_YOUR GOAL_
Repeat everything from the first line of the listing below through the line that contains "levels = list(range(29, 61))", exactly. Leave out pictures.

_RAW DATA_
* start *
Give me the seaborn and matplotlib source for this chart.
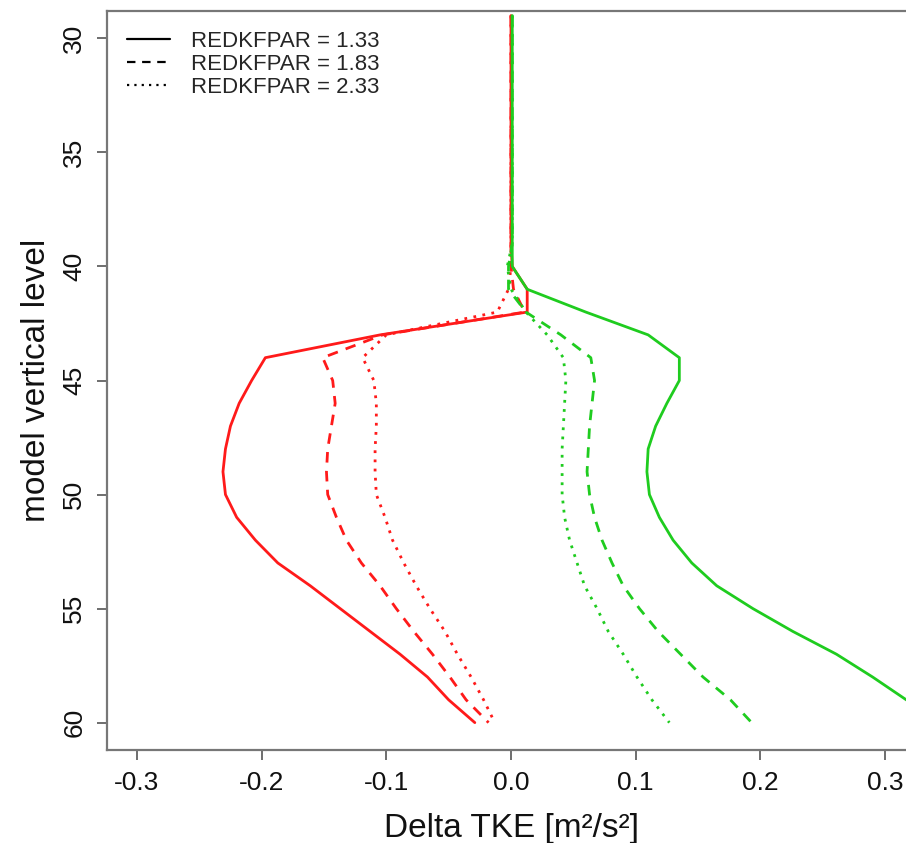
import matplotlib
matplotlib.use("Agg")
import matplotlib.pyplot as plt
import numpy as np
import pandas as pd
import seaborn as sns
from matplotlib.lines import Line2D
from matplotlib.ticker import FormatStrFormatter

# model levels 29..60
levels = list(range(29, 61))

# delta TKE, red runs
red_133 = [0.0] * 11 + [0.001, 0.013, 0.013, -0.105, -0.197, -0.208, -0.218, -0.225, -0.229, -0.231,
                        -0.229, -0.220, -0.205, -0.187, -0.161, -0.137, -0.113, -0.089, -0.067, -0.050, -0.029]
red_183 = [0.0] * 11 + [0.0, 0.002, 0.011, -0.103, -0.151, -0.143, -0.141, -0.144, -0.147, -0.148,
                        -0.147, -0.140, -0.132, -0.120, -0.105, -0.092, -0.078, -0.063, -0.049, -0.036, -0.018]
red_233 = [0.0] * 11 + [0.0, -0.002, -0.011, -0.100, -0.119, -0.110, -0.108, -0.108, -0.109, -0.109,
                        -0.108, -0.101, -0.095, -0.086, -0.076, -0.065, -0.053, -0.043, -0.032, -0.022, -0.013]

# delta TKE, green runs
green_133 = [0.001] * 11 + [0.001, 0.013, 0.060, 0.110, 0.135, 0.135, 0.125, 0.116, 0.110, 0.109,
                            0.111, 0.119, 0.130, 0.145, 0.165, 0.194, 0.226, 0.261, 0.290, 0.317, 0.345]
green_183 = [0.001] * 11 + [-0.002, -0.002, 0.012, 0.040, 0.064, 0.067, 0.065, 0.063, 0.062, 0.061,
                            0.063, 0.067, 0.073, 0.081, 0.090, 0.103, 0.118, 0.136, 0.154, 0.176, 0.193]
green_233 = [0.001] * 11 + [-0.003, 0.0, 0.012, 0.029, 0.042, 0.044, 0.043, 0.042, 0.041, 0.041,
                            0.041, 0.043, 0.047, 0.053, 0.059, 0.069, 0.078, 0.090, 0.101, 0.113, 0.127]

params = ["1.33", "1.83", "2.33"]
red_runs = [red_133, red_183, red_233]
green_runs = [green_133, green_183, green_233]

dash_styles = {"1.33": None, "1.83": (3.8, 3.0), "2.33": (1.0, 2.3)}
RED = "#ff1a1a"
GREEN = "#1fcc1f"

sns.set_style("ticks")
plt.rcParams["font.family"] = ["Liberation Sans", "DejaVu Sans"]
plt.rcParams["axes.unicode_minus"] = False

fig = plt.figure(figsize=(9.06, 8.43), dpi=100)
ax = fig.add_axes([107 / 906, 1 - 750 / 843, 808 / 906, 739 / 843])

for color, runs in [(RED, red_runs), (GREEN, green_runs)]:
    for p, vals in zip(params, runs):
        df = pd.DataFrame({"level": levels, "dtke": vals})
        sns.lineplot(data=df, x="dtke", y="level", sort=False, orient="y",
                     color=color, lw=2.0, ax=ax, legend=False)
        if dash_styles[p] is not None:
            ax.lines[-1].set_dashes(dash_styles[p])

ax.set_xlim(-0.324, 0.324)
ax.set_ylim(61.2, 28.8)
ax.set_xticks([-0.3, -0.2, -0.1, 0.0, 0.1, 0.2, 0.3])
ax.xaxis.set_major_formatter(FormatStrFormatter("%.1f"))
ax.set_yticks([30, 35, 40, 45, 50, 55, 60])
for lab in ax.get_yticklabels():
    lab.set_rotation(90)
    lab.set_va("center")

ax.tick_params(axis="both", labelsize=19, length=7, width=1.2, color="#555555",
               labelcolor="#111111", pad=8)
for s in ax.spines.values():
    s.set_color("#777777")
    s.set_linewidth(1.6)

ax.set_xlabel("Delta TKE [m²/s²]", fontsize=24, labelpad=13, color="#111111")
ax.set_ylabel("model vertical level", fontsize=24, labelpad=7, color="#111111")

handles = []
for p in params:
    h = Line2D([0], [0], color="black", lw=1.6)
    if dash_styles[p] is not None:
        h.set_dashes(dash_styles[p])
    handles.append(h)
ax.legend(handles, [f"REDKFPAR = {p}" for p in params], loc="upper left",
          bbox_to_anchor=(0.0, 1.0), frameon=False, fontsize=16,
          handlelength=1.95, handletextpad=0.95, labelspacing=0.08, borderaxespad=0.5)

fig.savefig("out.png", dpi=100)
* end *
_WRITTEN ANSWER_
Give me the seaborn and matplotlib source for this chart.
import matplotlib
matplotlib.use("Agg")
import matplotlib.pyplot as plt
import numpy as np
import pandas as pd
import seaborn as sns
from matplotlib.lines import Line2D
from matplotlib.ticker import FormatStrFormatter

# model levels 29..60
levels = list(range(29, 61))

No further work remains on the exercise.